GIVEN PROBLEM: Images are not part of the copy; write out the rest of the data exactly as given.

MATERIAL:
══════════════════════════════

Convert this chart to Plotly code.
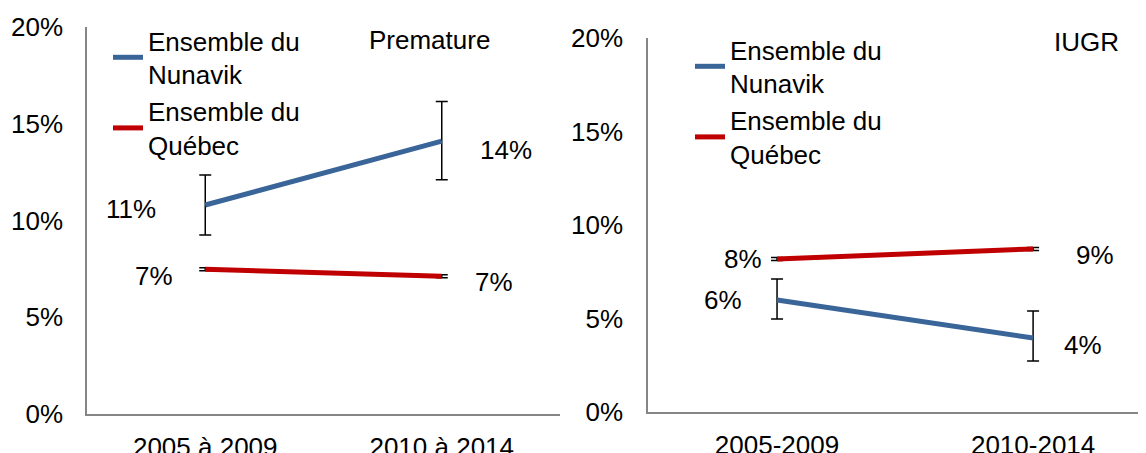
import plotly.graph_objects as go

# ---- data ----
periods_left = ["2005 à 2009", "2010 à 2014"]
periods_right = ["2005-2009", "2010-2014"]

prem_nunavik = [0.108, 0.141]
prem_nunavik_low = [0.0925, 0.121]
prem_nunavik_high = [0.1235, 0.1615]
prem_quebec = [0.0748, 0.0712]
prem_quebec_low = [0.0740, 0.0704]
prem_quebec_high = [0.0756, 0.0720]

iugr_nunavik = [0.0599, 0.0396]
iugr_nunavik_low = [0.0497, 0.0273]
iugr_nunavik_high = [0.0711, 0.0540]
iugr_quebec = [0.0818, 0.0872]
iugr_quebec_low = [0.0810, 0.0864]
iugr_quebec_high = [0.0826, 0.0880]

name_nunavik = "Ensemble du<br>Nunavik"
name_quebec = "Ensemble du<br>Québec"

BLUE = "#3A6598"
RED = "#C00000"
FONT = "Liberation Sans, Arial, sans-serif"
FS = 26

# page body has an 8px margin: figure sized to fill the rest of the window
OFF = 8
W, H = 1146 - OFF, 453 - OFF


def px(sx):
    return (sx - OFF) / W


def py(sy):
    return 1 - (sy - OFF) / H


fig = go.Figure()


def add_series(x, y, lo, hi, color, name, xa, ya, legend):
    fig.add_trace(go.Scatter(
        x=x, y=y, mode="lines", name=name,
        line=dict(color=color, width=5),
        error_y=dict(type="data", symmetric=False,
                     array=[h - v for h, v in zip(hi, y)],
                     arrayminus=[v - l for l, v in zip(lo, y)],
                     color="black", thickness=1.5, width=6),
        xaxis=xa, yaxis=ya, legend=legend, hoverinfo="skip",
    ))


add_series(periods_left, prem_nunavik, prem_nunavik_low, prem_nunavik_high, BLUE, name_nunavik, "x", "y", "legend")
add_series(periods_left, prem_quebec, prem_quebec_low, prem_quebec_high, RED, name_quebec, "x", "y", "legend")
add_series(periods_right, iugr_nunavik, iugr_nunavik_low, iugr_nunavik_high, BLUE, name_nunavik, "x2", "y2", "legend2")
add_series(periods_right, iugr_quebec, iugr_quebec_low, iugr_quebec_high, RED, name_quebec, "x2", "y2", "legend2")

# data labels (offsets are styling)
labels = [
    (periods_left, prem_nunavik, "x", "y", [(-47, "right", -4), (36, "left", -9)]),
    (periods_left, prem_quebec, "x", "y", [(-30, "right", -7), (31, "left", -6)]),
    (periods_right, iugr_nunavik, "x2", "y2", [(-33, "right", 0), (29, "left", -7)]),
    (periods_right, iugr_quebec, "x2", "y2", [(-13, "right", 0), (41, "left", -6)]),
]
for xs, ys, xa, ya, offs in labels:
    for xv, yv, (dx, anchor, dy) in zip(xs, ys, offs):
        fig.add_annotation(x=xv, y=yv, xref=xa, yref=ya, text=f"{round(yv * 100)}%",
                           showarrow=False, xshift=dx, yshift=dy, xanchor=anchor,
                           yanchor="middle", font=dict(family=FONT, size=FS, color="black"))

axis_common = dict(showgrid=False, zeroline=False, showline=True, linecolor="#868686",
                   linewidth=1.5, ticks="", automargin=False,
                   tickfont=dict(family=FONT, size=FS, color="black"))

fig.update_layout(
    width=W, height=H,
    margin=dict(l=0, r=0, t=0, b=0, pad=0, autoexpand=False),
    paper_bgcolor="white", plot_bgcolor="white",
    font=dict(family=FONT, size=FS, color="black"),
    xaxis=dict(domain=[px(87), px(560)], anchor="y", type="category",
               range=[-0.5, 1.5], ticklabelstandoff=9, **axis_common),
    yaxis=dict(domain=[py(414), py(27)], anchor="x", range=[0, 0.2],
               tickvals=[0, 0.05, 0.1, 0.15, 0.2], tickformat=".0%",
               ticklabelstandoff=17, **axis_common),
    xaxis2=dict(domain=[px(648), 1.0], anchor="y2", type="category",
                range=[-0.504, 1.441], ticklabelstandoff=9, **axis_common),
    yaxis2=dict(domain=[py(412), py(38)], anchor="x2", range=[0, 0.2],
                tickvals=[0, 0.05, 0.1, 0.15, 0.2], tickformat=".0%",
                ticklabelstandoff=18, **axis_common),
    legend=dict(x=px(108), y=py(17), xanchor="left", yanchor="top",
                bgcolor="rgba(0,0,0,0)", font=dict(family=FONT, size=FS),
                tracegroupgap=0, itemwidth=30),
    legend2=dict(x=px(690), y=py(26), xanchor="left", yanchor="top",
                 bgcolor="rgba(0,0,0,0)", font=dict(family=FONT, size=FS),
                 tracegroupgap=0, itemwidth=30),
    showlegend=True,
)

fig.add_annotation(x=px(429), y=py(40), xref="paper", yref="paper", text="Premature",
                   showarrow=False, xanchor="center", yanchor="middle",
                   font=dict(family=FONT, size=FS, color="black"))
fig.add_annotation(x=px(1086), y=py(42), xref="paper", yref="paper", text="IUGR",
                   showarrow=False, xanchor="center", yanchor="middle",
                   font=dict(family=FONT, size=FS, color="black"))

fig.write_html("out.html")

══════════════════════════════

OUTPUT FOR THIS TASK:
Convert this chart to Plotly code.
import plotly.graph_objects as go

# ---- data ----
periods_left = ["2005 à 2009", "2010 à 2014"]
periods_right = ["2005-2009", "2010-2014"]

prem_nunavik = [0.108, 0.141]
prem_nunavik_low = [0.0925, 0.121]
prem_nunavik_high = [0.1235, 0.1615]
prem_quebec = [0.0748, 0.0712]
prem_quebec_low = [0.0740, 0.0704]
prem_quebec_high = [0.0756, 0.0720]

iugr_nunavik = [0.0599, 0.0396]
iugr_nunavik_low = [0.0497, 0.0273]
iugr_nunavik_high = [0.0711, 0.0540]
iugr_quebec = [0.0818, 0.0872]
iugr_quebec_low = [0.0810, 0.0864]
iugr_quebec_high = [0.0826, 0.0880]

name_nunavik = "Ensemble du<br>Nunavik"
name_quebec = "Ensemble du<br>Québec"

BLUE = "#3A6598"
RED = "#C00000"
FONT = "Liberation Sans, Arial, sans-serif"
FS = 26

# page body has an 8px margin: figure sized to fill the rest of the window
OFF = 8
W, H = 1146 - OFF, 453 - OFF


def px(sx):
    return (sx - OFF) / W


def py(sy):
    return 1 - (sy - OFF) / H


fig = go.Figure()


def add_series(x, y, lo, hi, color, name, xa, ya, legend):
    fig.add_trace(go.Scatter(
        x=x, y=y, mode="lines", name=name,
        line=dict(color=color, width=5),
        error_y=dict(type="data", symmetric=False,
                     array=[h - v for h, v in zip(hi, y)],
                     arrayminus=[v - l for l, v in zip(lo, y)],
                     color="black", thickness=1.5, width=6),
        xaxis=xa, yaxis=ya, legend=legend, hoverinfo="skip",
    ))


add_series(periods_left, prem_nunavik, prem_nunavik_low, prem_nunavik_high, BLUE, name_nunavik, "x", "y", "legend")
add_series(periods_left, prem_quebec, prem_quebec_low, prem_quebec_high, RED, name_quebec, "x", "y", "legend")
add_series(periods_right, iugr_nunavik, iugr_nunavik_low, iugr_nunavik_high, BLUE, name_nunavik, "x2", "y2", "legend2")
add_series(periods_right, iugr_quebec, iugr_quebec_low, iugr_quebec_high, RED, name_quebec, "x2", "y2", "legend2")

# data labels (offsets are styling)
labels = [
    (periods_left, prem_nunavik, "x", "y", [(-47, "right", -4), (36, "left", -9)]),
    (periods_left, prem_quebec, "x", "y", [(-30, "right", -7), (31, "left", -6)]),
    (periods_right, iugr_nunavik, "x2", "y2", [(-33, "right", 0), (29, "left", -7)]),
    (periods_right, iugr_quebec, "x2", "y2", [(-13, "right", 0), (41, "left", -6)]),
]
for xs, ys, xa, ya, offs in labels:
    for xv, yv, (dx, anchor, dy) in zip(xs, ys, offs):
        fig.add_annotation(x=xv, y=yv, xref=xa, yref=ya, text=f"{round(yv * 100)}%",
                           showarrow=False, xshift=dx, yshift=dy, xanchor=anchor,
                           yanchor="middle", font=dict(family=FONT, size=FS, color="black"))

axis_common = dict(showgrid=False, zeroline=False, showline=True, linecolor="#868686",
                   linewidth=1.5, ticks="", automargin=False,
                   tickfont=dict(family=FONT, size=FS, color="black"))

fig.update_layout(
    width=W, height=H,
    margin=dict(l=0, r=0, t=0, b=0, pad=0, autoexpand=False),
    paper_bgcolor="white", plot_bgcolor="white",
    font=dict(family=FONT, size=FS, color="black"),
    xaxis=dict(domain=[px(87), px(560)], anchor="y", type="category",
               range=[-0.5, 1.5], ticklabelstandoff=9, **axis_common),
    yaxis=dict(domain=[py(414), py(27)], anchor="x", range=[0, 0.2],
               tickvals=[0, 0.05, 0.1, 0.15, 0.2], tickformat=".0%",
               ticklabelstandoff=17, **axis_common),
    xaxis2=dict(domain=[px(648), 1.0], anchor="y2", type="category",
                range=[-0.504, 1.441], ticklabelstandoff=9, **axis_common),
    yaxis2=dict(domain=[py(412), py(38)], anchor="x2", range=[0, 0.2],
                tickvals=[0, 0.05, 0.1, 0.15, 0.2], tickformat=".0%",
                ticklabelstandoff=18, **axis_common),
    legend=dict(x=px(108), y=py(17), xanchor="left", yanchor="top",
                bgcolor="rgba(0,0,0,0)", font=dict(family=FONT, size=FS),
                tracegroupgap=0, itemwidth=30),
    legend2=dict(x=px(690), y=py(26), xanchor="left", yanchor="top",
                 bgcolor="rgba(0,0,0,0)", font=dict(family=FONT, size=FS),
                 tracegroupgap=0, itemwidth=30),
    showlegend=True,
)

fig.add_annotation(x=px(429), y=py(40), xref="paper", yref="paper", text="Premature",
                   showarrow=False, xanchor="center", yanchor="middle",
                   font=dict(family=FONT, size=FS, color="black"))
fig.add_annotation(x=px(1086), y=py(42), xref="paper", yref="paper", text="IUGR",
                   showarrow=False, xanchor="center", yanchor="middle",
                   font=dict(family=FONT, size=FS, color="black"))

fig.write_html("out.html")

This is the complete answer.